Work instructions →
Transcribe all of the material below word for word and leave out its pictures.

Provided material →
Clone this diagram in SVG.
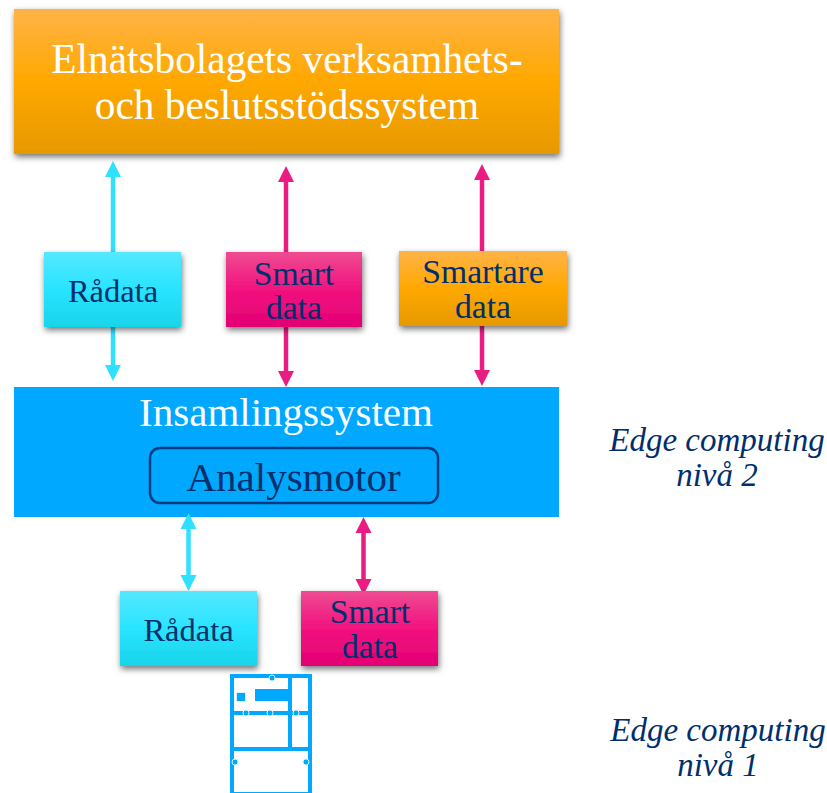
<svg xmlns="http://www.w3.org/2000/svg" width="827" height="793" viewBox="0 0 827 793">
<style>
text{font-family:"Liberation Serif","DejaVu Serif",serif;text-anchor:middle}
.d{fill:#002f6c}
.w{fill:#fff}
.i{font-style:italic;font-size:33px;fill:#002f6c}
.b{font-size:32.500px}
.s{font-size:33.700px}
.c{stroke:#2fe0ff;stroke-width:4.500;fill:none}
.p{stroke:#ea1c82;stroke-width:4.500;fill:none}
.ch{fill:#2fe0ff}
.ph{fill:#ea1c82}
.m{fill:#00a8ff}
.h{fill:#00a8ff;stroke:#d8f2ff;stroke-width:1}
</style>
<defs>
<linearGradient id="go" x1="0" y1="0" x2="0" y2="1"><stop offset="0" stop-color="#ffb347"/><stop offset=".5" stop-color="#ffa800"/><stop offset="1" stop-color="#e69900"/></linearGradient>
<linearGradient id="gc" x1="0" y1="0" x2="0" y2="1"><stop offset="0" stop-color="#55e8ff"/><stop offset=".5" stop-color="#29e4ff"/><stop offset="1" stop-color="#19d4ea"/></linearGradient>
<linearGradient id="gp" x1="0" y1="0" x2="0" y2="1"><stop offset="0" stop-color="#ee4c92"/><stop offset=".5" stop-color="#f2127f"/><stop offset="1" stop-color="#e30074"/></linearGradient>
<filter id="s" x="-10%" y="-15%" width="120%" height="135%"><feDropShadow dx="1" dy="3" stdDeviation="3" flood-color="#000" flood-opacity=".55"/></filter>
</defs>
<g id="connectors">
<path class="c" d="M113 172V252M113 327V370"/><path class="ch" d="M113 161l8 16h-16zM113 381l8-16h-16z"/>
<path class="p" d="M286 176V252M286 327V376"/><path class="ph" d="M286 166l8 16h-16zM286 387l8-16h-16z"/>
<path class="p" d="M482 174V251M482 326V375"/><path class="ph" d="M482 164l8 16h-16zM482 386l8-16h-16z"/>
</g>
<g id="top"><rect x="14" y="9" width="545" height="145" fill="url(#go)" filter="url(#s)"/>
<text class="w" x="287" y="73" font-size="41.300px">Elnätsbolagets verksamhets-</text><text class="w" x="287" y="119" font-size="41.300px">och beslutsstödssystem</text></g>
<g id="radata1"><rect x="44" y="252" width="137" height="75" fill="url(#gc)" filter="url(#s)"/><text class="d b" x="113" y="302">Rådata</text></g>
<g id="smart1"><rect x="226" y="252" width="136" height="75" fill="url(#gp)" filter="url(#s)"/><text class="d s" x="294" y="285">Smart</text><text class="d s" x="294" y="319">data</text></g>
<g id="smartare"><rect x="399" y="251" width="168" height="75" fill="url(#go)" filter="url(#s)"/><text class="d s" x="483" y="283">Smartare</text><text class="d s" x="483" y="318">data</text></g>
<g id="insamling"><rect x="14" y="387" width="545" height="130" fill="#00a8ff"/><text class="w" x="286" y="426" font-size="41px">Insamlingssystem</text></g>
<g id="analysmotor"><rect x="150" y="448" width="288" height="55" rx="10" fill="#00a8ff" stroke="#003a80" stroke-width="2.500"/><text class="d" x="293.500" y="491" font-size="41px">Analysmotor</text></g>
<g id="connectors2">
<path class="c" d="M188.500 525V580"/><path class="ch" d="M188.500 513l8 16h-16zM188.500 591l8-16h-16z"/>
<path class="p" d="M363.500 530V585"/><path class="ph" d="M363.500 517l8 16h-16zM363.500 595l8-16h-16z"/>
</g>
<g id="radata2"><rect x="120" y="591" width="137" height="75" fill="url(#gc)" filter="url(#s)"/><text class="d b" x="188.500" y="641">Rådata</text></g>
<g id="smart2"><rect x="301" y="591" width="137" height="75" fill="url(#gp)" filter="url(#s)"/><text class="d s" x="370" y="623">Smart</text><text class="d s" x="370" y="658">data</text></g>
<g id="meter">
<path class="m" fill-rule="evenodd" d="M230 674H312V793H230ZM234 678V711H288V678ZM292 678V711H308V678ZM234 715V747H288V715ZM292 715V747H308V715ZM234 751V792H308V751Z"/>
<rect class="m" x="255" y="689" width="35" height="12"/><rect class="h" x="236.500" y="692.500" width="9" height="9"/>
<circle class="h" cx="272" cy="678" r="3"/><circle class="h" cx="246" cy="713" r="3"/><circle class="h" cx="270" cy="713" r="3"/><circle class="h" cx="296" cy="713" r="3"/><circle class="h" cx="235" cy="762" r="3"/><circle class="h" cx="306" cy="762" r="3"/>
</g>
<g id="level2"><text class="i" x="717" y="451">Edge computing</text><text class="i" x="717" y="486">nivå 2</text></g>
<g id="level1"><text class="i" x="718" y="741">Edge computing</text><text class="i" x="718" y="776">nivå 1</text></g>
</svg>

Solution for this problem →
Clone this diagram in SVG.
<svg xmlns="http://www.w3.org/2000/svg" width="827" height="793" viewBox="0 0 827 793">
<style>
text{font-family:"Liberation Serif","DejaVu Serif",serif;text-anchor:middle}
.d{fill:#002f6c}
.w{fill:#fff}
.i{font-style:italic;font-size:33px;fill:#002f6c}
.b{font-size:32.500px}
.s{font-size:33.700px}
.c{stroke:#2fe0ff;stroke-width:4.500;fill:none}
.p{stroke:#ea1c82;stroke-width:4.500;fill:none}
.ch{fill:#2fe0ff}
.ph{fill:#ea1c82}
.m{fill:#00a8ff}
.h{fill:#00a8ff;stroke:#d8f2ff;stroke-width:1}
</style>
<defs>
<linearGradient id="go" x1="0" y1="0" x2="0" y2="1"><stop offset="0" stop-color="#ffb347"/><stop offset=".5" stop-color="#ffa800"/><stop offset="1" stop-color="#e69900"/></linearGradient>
<linearGradient id="gc" x1="0" y1="0" x2="0" y2="1"><stop offset="0" stop-color="#55e8ff"/><stop offset=".5" stop-color="#29e4ff"/><stop offset="1" stop-color="#19d4ea"/></linearGradient>
<linearGradient id="gp" x1="0" y1="0" x2="0" y2="1"><stop offset="0" stop-color="#ee4c92"/><stop offset=".5" stop-color="#f2127f"/><stop offset="1" stop-color="#e30074"/></linearGradient>
<filter id="s" x="-10%" y="-15%" width="120%" height="135%"><feDropShadow dx="1" dy="3" stdDeviation="3" flood-color="#000" flood-opacity=".55"/></filter>
</defs>
<g id="connectors">
<path class="c" d="M113 172V252M113 327V370"/><path class="ch" d="M113 161l8 16h-16zM113 381l8-16h-16z"/>
<path class="p" d="M286 176V252M286 327V376"/><path class="ph" d="M286 166l8 16h-16zM286 387l8-16h-16z"/>
<path class="p" d="M482 174V251M482 326V375"/><path class="ph" d="M482 164l8 16h-16zM482 386l8-16h-16z"/>
</g>
<g id="top"><rect x="14" y="9" width="545" height="145" fill="url(#go)" filter="url(#s)"/>
<text class="w" x="287" y="73" font-size="41.300px">Elnätsbolagets verksamhets-</text><text class="w" x="287" y="119" font-size="41.300px">och beslutsstödssystem</text></g>
<g id="radata1"><rect x="44" y="252" width="137" height="75" fill="url(#gc)" filter="url(#s)"/><text class="d b" x="113" y="302">Rådata</text></g>
<g id="smart1"><rect x="226" y="252" width="136" height="75" fill="url(#gp)" filter="url(#s)"/><text class="d s" x="294" y="285">Smart</text><text class="d s" x="294" y="319">data</text></g>
<g id="smartare"><rect x="399" y="251" width="168" height="75" fill="url(#go)" filter="url(#s)"/><text class="d s" x="483" y="283">Smartare</text><text class="d s" x="483" y="318">data</text></g>
<g id="insamling"><rect x="14" y="387" width="545" height="130" fill="#00a8ff"/><text class="w" x="286" y="426" font-size="41px">Insamlingssystem</text></g>
<g id="analysmotor"><rect x="150" y="448" width="288" height="55" rx="10" fill="#00a8ff" stroke="#003a80" stroke-width="2.500"/><text class="d" x="293.500" y="491" font-size="41px">Analysmotor</text></g>
<g id="connectors2">
<path class="c" d="M188.500 525V580"/><path class="ch" d="M188.500 513l8 16h-16zM188.500 591l8-16h-16z"/>
<path class="p" d="M363.500 530V585"/><path class="ph" d="M363.500 517l8 16h-16zM363.500 595l8-16h-16z"/>
</g>
<g id="radata2"><rect x="120" y="591" width="137" height="75" fill="url(#gc)" filter="url(#s)"/><text class="d b" x="188.500" y="641">Rådata</text></g>
<g id="smart2"><rect x="301" y="591" width="137" height="75" fill="url(#gp)" filter="url(#s)"/><text class="d s" x="370" y="623">Smart</text><text class="d s" x="370" y="658">data</text></g>
<g id="meter">
<path class="m" fill-rule="evenodd" d="M230 674H312V793H230ZM234 678V711H288V678ZM292 678V711H308V678ZM234 715V747H288V715ZM292 715V747H308V715ZM234 751V792H308V751Z"/>
<rect class="m" x="255" y="689" width="35" height="12"/><rect class="h" x="236.500" y="692.500" width="9" height="9"/>
<circle class="h" cx="272" cy="678" r="3"/><circle class="h" cx="246" cy="713" r="3"/><circle class="h" cx="270" cy="713" r="3"/><circle class="h" cx="296" cy="713" r="3"/><circle class="h" cx="235" cy="762" r="3"/><circle class="h" cx="306" cy="762" r="3"/>
</g>
<g id="level2"><text class="i" x="717" y="451">Edge computing</text><text class="i" x="717" y="486">nivå 2</text></g>
<g id="level1"><text class="i" x="718" y="741">Edge computing</text><text class="i" x="718" y="776">nivå 1</text></g>
</svg>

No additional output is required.